Produced in 1963 by the SMHEA photographic unit (Harry Malcolm et al.), the film looks at the spectrum of male work involved in the Snowy Mountains Scheme.

Curator’s notes

The Snowy Mountains Scheme instituted a broad scale national and international recruitment program, to meet its needs in scientific and engineering skills, as well as hard physical labour. Australian-born recruits, making up one-third of the workforce, were joined by migrants from over 30 countries. Some of these newcomers had skills in surveying, tunneling, geology, hydrology, and electrical work, but many came to Australia as unassisted migrants.

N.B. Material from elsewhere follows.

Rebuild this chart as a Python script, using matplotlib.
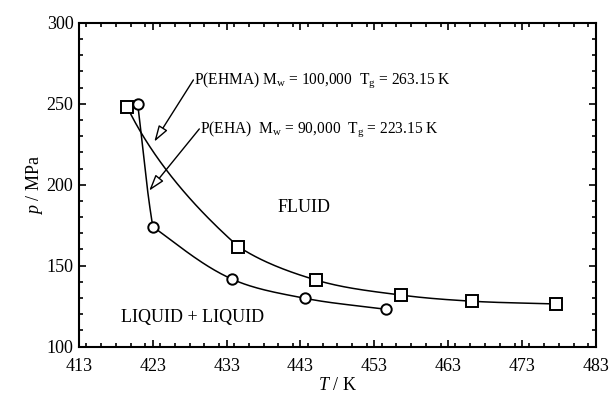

The film looks at these workers in the broad spectrum of roles they performed during construction of the scheme. It’s a fascinating depiction of the national ideal of postwar masculinity. Work opportunities for men were shifting rapidly from outdoor, physical employment to indoor white-collar desk work. Social anxiety about progress and its effects on healthy masculinity grew in the process. – The 'Snowy men’ represented a perfect alternative. From the unskilled migrant workers, who’d left lands and lives destroyed by the Second World War, to the highly-trained earth scientists and engineers, who combined intellectual proficiency with the physical adeptness required for work in the field, the film portrays them as new, ideal men. Or, as Prime Minister Menzies put it when he opened Tumut Pond Dam in September 1958, 'big men’.